En ese sentido, los ’90 y la crisis de 2001 emergieron de la memoria histórica, y hubiese sido extraño que eso no sucediera, aun en la neblina intelectual que brota de los medios de comunicación, aun en medio de operaciones de alto voltaje, aun entre árboles que no dejan ver el bosque. Mucha gente vio el bosque. El bosque es su propia vida, sus fotos, sus biografías, sus quiebres, sus dolores. El bosque es el recuerdo de aquel tramo de esas vidas, propias o familiares: esa crisis que decapitó millones de puestos de trabajo y culminó confiscando los ahorros de la clase media no fue una anécdota. Su fiereza terminó con muchas vidas, malogró otras, torció destinos, expulsó a dos generaciones al exilio económico, hizo desaparecer la industria nacional, borró oportunidades a granel.
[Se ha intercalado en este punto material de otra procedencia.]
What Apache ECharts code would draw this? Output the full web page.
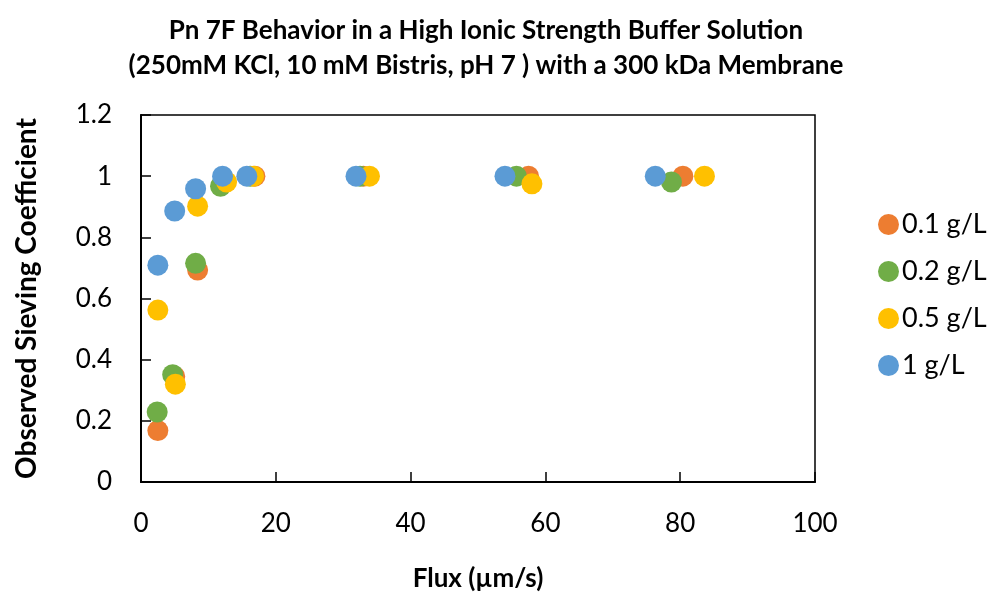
<!DOCTYPE html>
<html>
<head>
<meta charset="utf-8">
<script src="https://cdn.jsdelivr.net/npm/echarts@6/dist/echarts.min.js"></script>
<style>
  html, body { margin: 0; padding: 0; background: #fff; }
  #chart { width: 994px; height: 597px; }
</style>
</head>
<body>
<div id="chart"></div>
<script>
  // values: [flux µm/s, observed sieving coefficient]
  const conc01 = [[2.5, 0.168], [5.0, 0.345], [8.4, 0.693], [16.9, 1.0], [33.0, 1.0], [57.5, 1.0], [80.4, 1.0]];
  const conc02 = [[2.4, 0.229], [4.7, 0.351], [8.1, 0.715], [11.8, 0.967], [16.2, 1.0], [32.5, 1.0], [55.7, 1.0], [78.7, 0.981]];
  const conc05 = [[2.5, 0.562], [5.1, 0.320], [8.4, 0.902], [12.7, 0.981], [16.7, 1.0], [33.9, 1.0], [58.0, 0.975], [83.6, 1.0]];
  const conc1 = [[2.5, 0.709], [5.0, 0.886], [8.1, 0.959], [12.1, 1.0], [15.7, 1.0], [31.9, 1.0], [54.0, 1.0], [76.3, 1.0]];

  const seriesNames = ['0.1 g/L', '0.2 g/L', '0.5 g/L', '1 g/L'];
  const seriesColors = ['#ED7D31', '#70AD47', '#FFC000', '#5B9BD5'];
  const seriesData = [conc01, conc02, conc05, conc1];

  const FONT = 'Lato, "Open Sans", sans-serif';
  const chart = echarts.init(document.getElementById('chart'), null, { renderer: 'canvas' });

  chart.setOption({
    backgroundColor: '#fff',
    animation: false,
    title: {
      text: 'Pn 7F Behavior in a High Ionic Strength Buffer Solution\n(250mM KCl, 10 mM Bistris, pH 7 ) with a 300 kDa Membrane',
      left: 481, top: 8, textAlign: 'center',
      textStyle: { fontFamily: FONT, fontWeight: 'bold', fontSize: 26, lineHeight: 35, color: '#000' }
    },
    grid: { left: 141, top: 115, right: 179, bottom: 113, show: true, borderColor: '#000', borderWidth: 1.5, backgroundColor: 'transparent' },
    legend: {
      orient: 'vertical', left: 873, top: 206, itemGap: 20, itemWidth: 21, itemHeight: 21,
      icon: 'circle',
      data: seriesNames,
      textStyle: { fontFamily: FONT, fontSize: 27, color: '#000', padding: [0, 0, 0, -2] }
    },
    xAxis: {
      type: 'value', min: 0, max: 100, interval: 20,
      name: 'Flux (µm/s)', nameLocation: 'middle', nameGap: 84,
      nameTextStyle: { fontFamily: FONT, fontWeight: 'bold', fontSize: 26, color: '#000' },
      axisLine: { show: true, lineStyle: { color: '#000', width: 2 } },
      axisTick: { show: true, inside: true, length: 10, lineStyle: { color: '#000', width: 1.5 } },
      axisLabel: { fontFamily: FONT, fontSize: 26, color: '#000', margin: 29 },
      splitLine: { show: false }
    },
    yAxis: {
      type: 'value', min: 0, max: 1.2, interval: 0.2,
      name: 'Observed Sieving Coefficient', nameLocation: 'middle', nameGap: 100, nameRotate: 90,
      nameTextStyle: { fontFamily: FONT, fontWeight: 'bold', fontSize: 28, color: '#000' },
      axisLine: { show: true, lineStyle: { color: '#000', width: 2 } },
      axisTick: { show: true, inside: true, length: 10, lineStyle: { color: '#000', width: 1.5 } },
      axisLabel: { fontFamily: FONT, fontSize: 26, color: '#000', margin: 29, formatter: v => String(+v.toFixed(1)) },
      splitLine: { show: false }
    },
    series: seriesData.map((d, i) => ({
      name: seriesNames[i], type: 'scatter', data: d,
      symbol: 'circle', symbolSize: 21,
      itemStyle: { color: seriesColors[i], opacity: 1 }
    }))
  });
</script>
</body>
</html>
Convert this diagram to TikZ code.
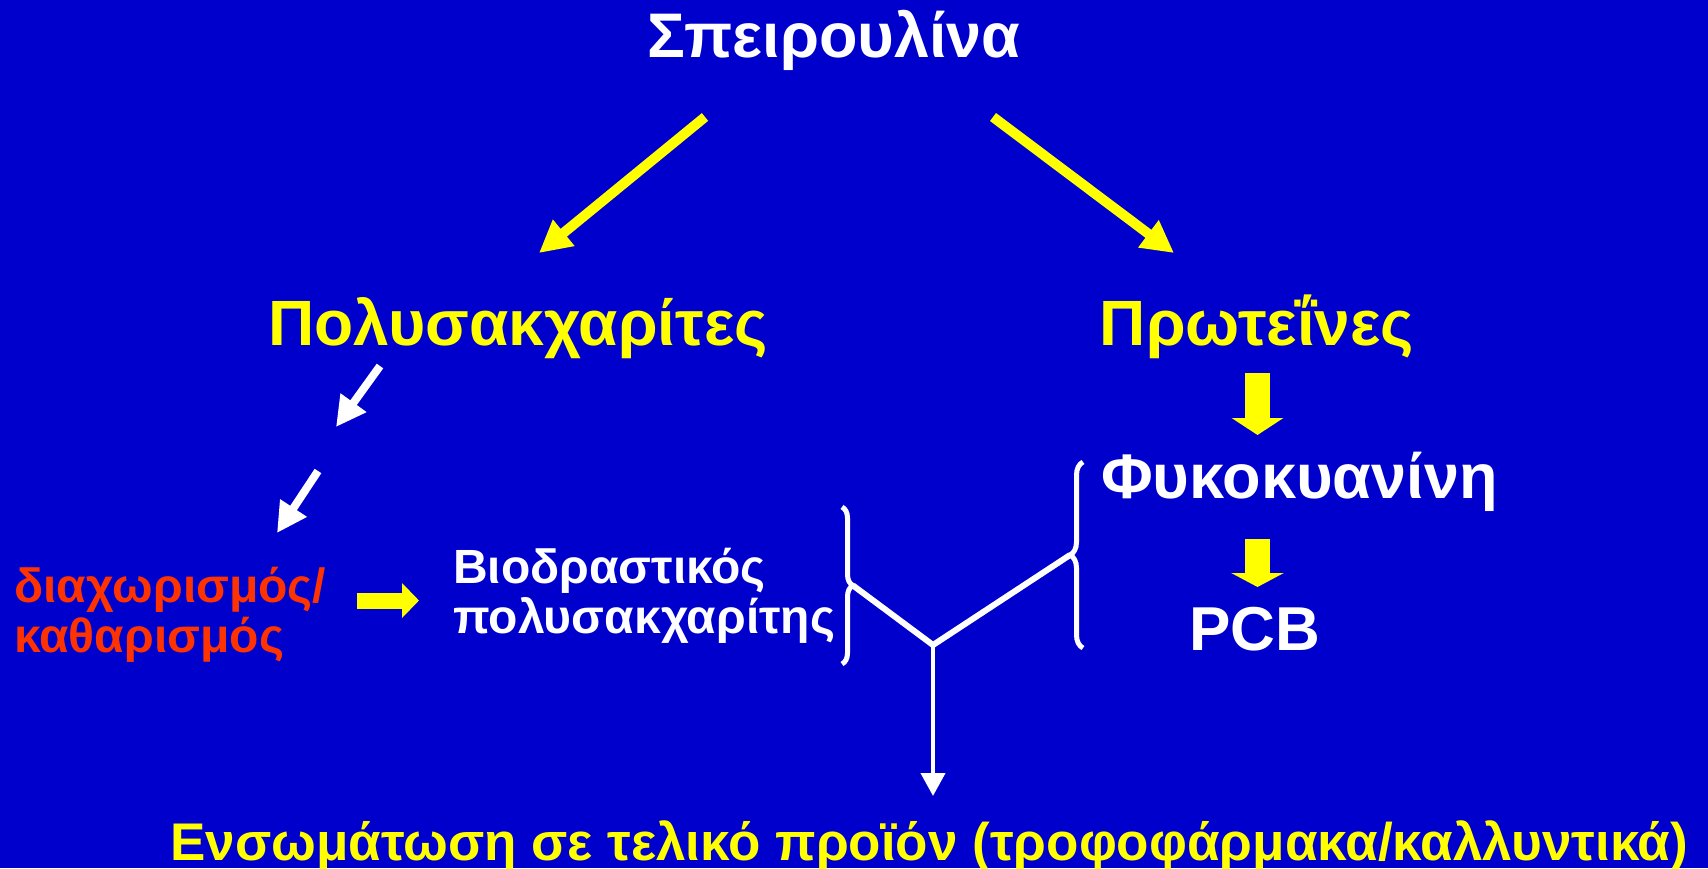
\documentclass[tikz,border=0pt]{standalone}
\usepackage{fontspec}
\setmainfont{Liberation Sans}
\usetikzlibrary{arrows.meta,decorations.pathreplacing}
\definecolor{bgblue}{RGB}{0,0,204}
\definecolor{hlyellow}{RGB}{255,255,0}
\definecolor{warnred}{RGB}{255,51,0}
\tikzset{
  lbl/.style={inner sep=0pt, font=\bfseries},
  thinarrow/.style={line width=10bp, -{Triangle[length=32bp,width=32bp]}},
  whitearrow/.style={white, line width=8bp, -{Triangle[length=30bp,width=30bp]}},
  bracestyle/.style={white, line width=5bp, decorate},
}
\begin{document}
\begin{tikzpicture}[x=1bp, y=-1bp]
\fill[bgblue] (0,0) rectangle (1708,868);
\useasboundingbox (0,0) rectangle (1708,868);

% titles
\node[lbl, white, anchor=base, font=\fontsize{63bp}{63bp}\selectfont\bfseries] (spir) at (834,57) {Σπειρουλίνα};
\node[lbl, hlyellow, anchor=base, font=\fontsize{64bp}{64bp}\selectfont\bfseries] (poly) at (518,345) {Πολυσακχαρίτες};
\node[lbl, hlyellow, anchor=base, font=\fontsize{64bp}{64bp}\selectfont\bfseries] (prot) at (1257,345) {Πρωτεΐνες};
\node[lbl, white, anchor=base west, font=\fontsize{63bp}{63bp}\selectfont\bfseries] (phyco) at (1101,498) {Φυκοκυανίνη};
\node[lbl, white, anchor=base, font=\fontsize{62bp}{62bp}\selectfont\bfseries] (pcb) at (1255,650) {PCB};
\node[lbl, warnred, anchor=base west, font=\fontsize{48bp}{48bp}\selectfont\bfseries] (sep1) at (14,602) {διαχωρισμός/};
\node[lbl, warnred, anchor=base west, font=\fontsize{48bp}{48bp}\selectfont\bfseries] (sep2) at (14,652) {καθαρισμός};
\node[lbl, white, anchor=base west, font=\fontsize{48bp}{48bp}\selectfont\bfseries] (bio1) at (453,583) {Βιοδραστικός};
\node[lbl, white, anchor=base west, font=\fontsize{48bp}{48bp}\selectfont\bfseries] (bio2) at (453,633) {πολυσακχαρίτης};
\node[lbl, hlyellow, anchor=base west, font=\fontsize{53bp}{53bp}\selectfont\bfseries] (final) at (170,860) {Ενσωμάτωση σε τελικό προϊόν (τροφοφάρμακα/καλλυντικά)};

% arrows from the top
\coordinate (la0) at (705,117);
\coordinate (la1) at (539,253);
\coordinate (ra0) at (993,117);
\coordinate (ra1) at (1174,253);
\draw[thinarrow, hlyellow] (la0) -- (la1);
\draw[thinarrow, hlyellow] (ra0) -- (ra1);

% white arrows under the polysaccharides
\coordinate (wa0) at (380,366);
\coordinate (wa1) at (336,427);
\coordinate (wb0) at (318,471);
\coordinate (wb1) at (277,533);
\draw[whitearrow] (wa0) -- (wa1);
\draw[whitearrow] (wb0) -- (wb1);

% block arrows
\coordinate (ya0) at (357,600.5);
\coordinate (ya1) at (419,600.5);
\draw[hlyellow, line width=16bp, -{Triangle[length=17bp,width=34bp]}] (ya0) -- (ya1);
\coordinate (yb0) at (1257.5,373);
\coordinate (yb1) at (1257.5,435);
\draw[hlyellow, line width=25bp, -{Triangle[length=17bp,width=51bp]}] (yb0) -- (yb1);
\coordinate (yc0) at (1257.5,539);
\coordinate (yc1) at (1257.5,587);
\draw[hlyellow, line width=25bp, -{Triangle[length=14bp,width=52bp]}] (yc0) -- (yc1);

% braces
\draw[bracestyle, decoration={brace, amplitude=11bp}] (842,507) -- (842,664);
\draw[bracestyle, decoration={brace, amplitude=13bp}] (1083,648) -- (1083,462);

% merging connector
\coordinate (lt) at (853,585.5);
\coordinate (rt) at (1070,555);
\coordinate (junc) at (933,645);
\coordinate (down) at (933,796);
\draw[white, line width=6bp, line join=miter] (lt) -- (junc) -- (rt);
\draw[white, line width=4bp, -{Triangle[length=23bp,width=24bp]}] (junc) -- (down);
\end{tikzpicture}
\end{document}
Incluso en cuestiones que se deberán resolver, como la inflación, esa memoria histórica refleja también el hecho de que la total eliminación de la inflación acá se llamó convertibilidad, y fue la causa madre del estallido de 2001.

Los giros de discurso de Macri y Massa en relación al rol del Estado dejaron entrever lo difícil y lo sobreactuado del reacomodamiento programático de última hora. Y para dar un ejemplo, ése es el que sintetiza a todos: los dos modelos en pugna tienen perspectivas opuestas sobre el rol del Estado, sobre cuyo poder de regulación se pueden tener distintas perspectivas. Pero en este país no hace falta saber ciencia política para entender que hay un modelo que pivotea centralmente sobre eso, y hay otro que lo quiere volver a achicar, aunque no lo diga o diga lo contrario o esquive el bulto con anécdotas familiares o frases memorizadas.

Los consultores extranjeros opinan que a la gente se le puede decir cualquier cosa, total es tonta. Esos consultores creen que la memoria histórica es un invento de las izquierdas, un “relato”, algo complicado, muy aburrido para las mayorías. El pulso con el que se llegó a las PASO indica que no, que esa memoria existe, y que es en función de esa memoria todavía dolorida por las mismas políticas que tienen ellos entre manos, que deben ofrecer opciones un poco más elaboradas y creíbles que las que han sido capaces de generar hasta ahora.